### Stated goal
Drop all images and give the records again exactly.

### Given data
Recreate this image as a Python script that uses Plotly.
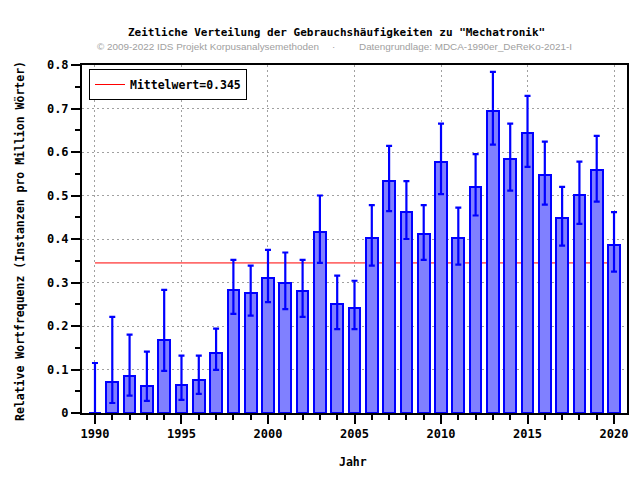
import plotly.graph_objects as go

years = list(range(1990, 2021))
values = [0.0, 0.072, 0.086, 0.063, 0.167, 0.065, 0.077, 0.139, 0.283, 0.275,
          0.311, 0.298, 0.280, 0.415, 0.250, 0.242, 0.403, 0.534, 0.463, 0.412,
          0.578, 0.403, 0.520, 0.695, 0.583, 0.644, 0.548, 0.449, 0.502, 0.558,
          0.387]
upper = [0.115, 0.221, 0.180, 0.141, 0.283, 0.132, 0.132, 0.194, 0.352, 0.339,
         0.375, 0.369, 0.352, 0.500, 0.316, 0.304, 0.478, 0.614, 0.533, 0.478,
         0.665, 0.472, 0.595, 0.784, 0.665, 0.729, 0.624, 0.520, 0.578, 0.637,
         0.462]
lower = [0.0, 0.023, 0.040, 0.028, 0.097, 0.030, 0.044, 0.099, 0.228, 0.224,
         0.255, 0.239, 0.221, 0.345, 0.193, 0.193, 0.339, 0.464, 0.400, 0.352,
         0.503, 0.341, 0.454, 0.617, 0.511, 0.566, 0.479, 0.385, 0.435, 0.486,
         0.325]
mean_value = 0.345
y_ticks = [0, 0.1, 0.2, 0.3, 0.4, 0.5, 0.6, 0.7, 0.8]
y_labels = ["0", "0.1", "0.2", "0.3", "0.4", "0.5", "0.6", "0.7", "0.8"]
x_ticks = [1990, 1995, 2000, 2005, 2010, 2015, 2020]

title = 'Zeitliche Verteilung der Gebrauchshäufigkeiten zu "Mechatronik"'
sub_left = "© 2009-2022 IDS Projekt Korpusanalysemethoden"
sub_right = "Datengrundlage: MDCA-1990er_DeReKo-2021-I"

MONO = "DejaVu Sans Mono"
SANS = "Liberation Sans"
L, R, T, B = 82, 627, 65, 413


def px_x(p):
    return (p - L) / (R - L)


def px_y(p):
    return (B - p) / (B - T)


fig = go.Figure()
fig.add_trace(go.Bar(
    x=years, y=values, width=0.68,
    marker=dict(color="#8080ff", line=dict(color="#0000ff", width=2)),
    error_y=dict(type="data", symmetric=False,
                 array=[u - v for u, v in zip(upper, values)],
                 arrayminus=[v - l for v, l in zip(values, lower)],
                 color="#0000ff", thickness=2.2, width=3),
    showlegend=False, hoverinfo="skip",
))

fig.add_shape(type="line", x0=years[0], x1=years[-1], y0=mean_value, y1=mean_value,
              xref="x", yref="y", line=dict(color="red", width=1), layer="between",
              showlegend=True, name="Mittelwert=%.3f" % mean_value)

fig.update_layout(
    width=640, height=480,
    margin=dict(l=L, r=640 - R, t=T, b=480 - B),
    paper_bgcolor="white", plot_bgcolor="white",
    bargap=0,
    legend=dict(x=px_x(89), y=px_y(69), xanchor="left", yanchor="top",
                bordercolor="black", borderwidth=1, bgcolor="white",
                font=dict(family=MONO, size=11.5, color="black", weight="bold"),
                itemwidth=30, valign="middle"),
    showlegend=True,
    font=dict(family=MONO, color="black"),
)

grid_dash = "2px,3px"
fig.update_xaxes(
    range=[1989.25, 2020.75], tickvals=x_ticks, ticks="outside", ticklen=9,
    tickwidth=2, tickcolor="black",
    minor=dict(dtick=1, tick0=1990, ticks="outside", ticklen=5, tickwidth=2,
               tickcolor="black", showgrid=False),
    showline=True, linecolor="black", linewidth=2, mirror=True,
    showgrid=True, gridcolor="#a0a0a0", griddash=grid_dash, gridwidth=1,
    tickfont=dict(family=MONO, size=12, color="black", weight="bold"),
    zeroline=False,
)
fig.update_yaxes(
    range=[0, 0.8], tickvals=y_ticks, ticktext=y_labels, ticks="outside", ticklen=9,
    tickwidth=2, tickcolor="black",
    minor=dict(dtick=0.05, tick0=0, ticks="outside", ticklen=5, tickwidth=2,
               tickcolor="black", showgrid=False),
    showline=True, linecolor="black", linewidth=2, mirror=True,
    showgrid=True, gridcolor="#a0a0a0", griddash=grid_dash, gridwidth=1,
    tickfont=dict(family=MONO, size=12, color="black", weight="bold"),
    zeroline=False,
)

SUB_SIZE = 9.9
SUB_COLOR = "#a0a0a0"
ann = [
    dict(text=title, x=px_x(336), y=px_y(33), font=dict(family=MONO, size=11, weight="bold", color="black")),
    dict(text=sub_left, x=px_x(95), y=px_y(46), xanchor="left",
         font=dict(family=SANS, size=SUB_SIZE, color=SUB_COLOR)),
    dict(text="·", x=px_x(333), y=px_y(46),
         font=dict(family=SANS, size=SUB_SIZE, color=SUB_COLOR)),
    dict(text=sub_right, x=px_x(357), y=px_y(46), xanchor="left",
         font=dict(family=SANS, size=SUB_SIZE, color=SUB_COLOR)),
    dict(text="Jahr", x=px_x(353), y=px_y(462),
         font=dict(family=MONO, size=11.5, weight="bold", color="black")),
    dict(text="Relative Wortfrequenz (Instanzen pro Million Wörter)", x=px_x(20), y=px_y(241),
         textangle=-90, font=dict(family=MONO, size=11.5, weight="bold", color="black")),
]
for a in ann:
    a.setdefault("xanchor", "center")
    fig.add_annotation(xref="paper", yref="paper", showarrow=False, yanchor="middle", **a)

fig.write_html("out.html")
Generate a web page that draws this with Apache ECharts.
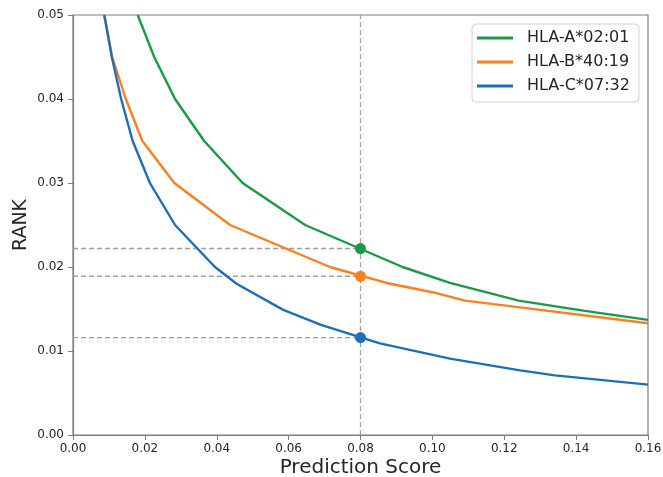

### Result of this exercise
Recreate this image as a Python script that uses Plotly.
import plotly.graph_objects as go

years = list(range(1990, 2021))
values = [0.0, 0.072, 0.086, 0.063, 0.167, 0.065, 0.077, 0.139, 0.283, 0.275,
          0.311, 0.298, 0.280, 0.415, 0.250, 0.242, 0.403, 0.534, 0.463, 0.412,
          0.578, 0.403, 0.520, 0.695, 0.583, 0.644, 0.548, 0.449, 0.502, 0.558,
          0.387]
upper = [0.115, 0.221, 0.180, 0.141, 0.283, 0.132, 0.132, 0.194, 0.352, 0.339,
         0.375, 0.369, 0.352, 0.500, 0.316, 0.304, 0.478, 0.614, 0.533, 0.478,
         0.665, 0.472, 0.595, 0.784, 0.665, 0.729, 0.624, 0.520, 0.578, 0.637,
         0.462]
lower = [0.0, 0.023, 0.040, 0.028, 0.097, 0.030, 0.044, 0.099, 0.228, 0.224,
         0.255, 0.239, 0.221, 0.345, 0.193, 0.193, 0.339, 0.464, 0.400, 0.352,
         0.503, 0.341, 0.454, 0.617, 0.511, 0.566, 0.479, 0.385, 0.435, 0.486,
         0.325]
mean_value = 0.345
y_ticks = [0, 0.1, 0.2, 0.3, 0.4, 0.5, 0.6, 0.7, 0.8]
y_labels = ["0", "0.1", "0.2", "0.3", "0.4", "0.5", "0.6", "0.7", "0.8"]
x_ticks = [1990, 1995, 2000, 2005, 2010, 2015, 2020]

title = 'Zeitliche Verteilung der Gebrauchshäufigkeiten zu "Mechatronik"'
sub_left = "© 2009-2022 IDS Projekt Korpusanalysemethoden"
sub_right = "Datengrundlage: MDCA-1990er_DeReKo-2021-I"

MONO = "DejaVu Sans Mono"
SANS = "Liberation Sans"
L, R, T, B = 82, 627, 65, 413


def px_x(p):
    return (p - L) / (R - L)


def px_y(p):
    return (B - p) / (B - T)


fig = go.Figure()
fig.add_trace(go.Bar(
    x=years, y=values, width=0.68,
    marker=dict(color="#8080ff", line=dict(color="#0000ff", width=2)),
    error_y=dict(type="data", symmetric=False,
                 array=[u - v for u, v in zip(upper, values)],
                 arrayminus=[v - l for v, l in zip(values, lower)],
                 color="#0000ff", thickness=2.2, width=3),
    showlegend=False, hoverinfo="skip",
))

fig.add_shape(type="line", x0=years[0], x1=years[-1], y0=mean_value, y1=mean_value,
              xref="x", yref="y", line=dict(color="red", width=1), layer="between",
              showlegend=True, name="Mittelwert=%.3f" % mean_value)

fig.update_layout(
    width=640, height=480,
    margin=dict(l=L, r=640 - R, t=T, b=480 - B),
    paper_bgcolor="white", plot_bgcolor="white",
    bargap=0,
    legend=dict(x=px_x(89), y=px_y(69), xanchor="left", yanchor="top",
                bordercolor="black", borderwidth=1, bgcolor="white",
                font=dict(family=MONO, size=11.5, color="black", weight="bold"),
                itemwidth=30, valign="middle"),
    showlegend=True,
    font=dict(family=MONO, color="black"),
)

grid_dash = "2px,3px"
fig.update_xaxes(
    range=[1989.25, 2020.75], tickvals=x_ticks, ticks="outside", ticklen=9,
    tickwidth=2, tickcolor="black",
    minor=dict(dtick=1, tick0=1990, ticks="outside", ticklen=5, tickwidth=2,
               tickcolor="black", showgrid=False),
    showline=True, linecolor="black", linewidth=2, mirror=True,
    showgrid=True, gridcolor="#a0a0a0", griddash=grid_dash, gridwidth=1,
    tickfont=dict(family=MONO, size=12, color="black", weight="bold"),
    zeroline=False,
)
fig.update_yaxes(
    range=[0, 0.8], tickvals=y_ticks, ticktext=y_labels, ticks="outside", ticklen=9,
    tickwidth=2, tickcolor="black",
    minor=dict(dtick=0.05, tick0=0, ticks="outside", ticklen=5, tickwidth=2,
               tickcolor="black", showgrid=False),
    showline=True, linecolor="black", linewidth=2, mirror=True,
    showgrid=True, gridcolor="#a0a0a0", griddash=grid_dash, gridwidth=1,
    tickfont=dict(family=MONO, size=12, color="black", weight="bold"),
    zeroline=False,
)

SUB_SIZE = 9.9
SUB_COLOR = "#a0a0a0"
ann = [
    dict(text=title, x=px_x(336), y=px_y(33), font=dict(family=MONO, size=11, weight="bold", color="black")),
    dict(text=sub_left, x=px_x(95), y=px_y(46), xanchor="left",
         font=dict(family=SANS, size=SUB_SIZE, color=SUB_COLOR)),
    dict(text="·", x=px_x(333), y=px_y(46),
         font=dict(family=SANS, size=SUB_SIZE, color=SUB_COLOR)),
    dict(text=sub_right, x=px_x(357), y=px_y(46), xanchor="left",
         font=dict(family=SANS, size=SUB_SIZE, color=SUB_COLOR)),
    dict(text="Jahr", x=px_x(353), y=px_y(462),
         font=dict(family=MONO, size=11.5, weight="bold", color="black")),
    dict(text="Relative Wortfrequenz (Instanzen pro Million Wörter)", x=px_x(20), y=px_y(241),
         textangle=-90, font=dict(family=MONO, size=11.5, weight="bold", color="black")),
]
for a in ann:
    a.setdefault("xanchor", "center")
    fig.add_annotation(xref="paper", yref="paper", showarrow=False, yanchor="middle", **a)

fig.write_html("out.html")
Generate a web page that draws this with Apache ECharts.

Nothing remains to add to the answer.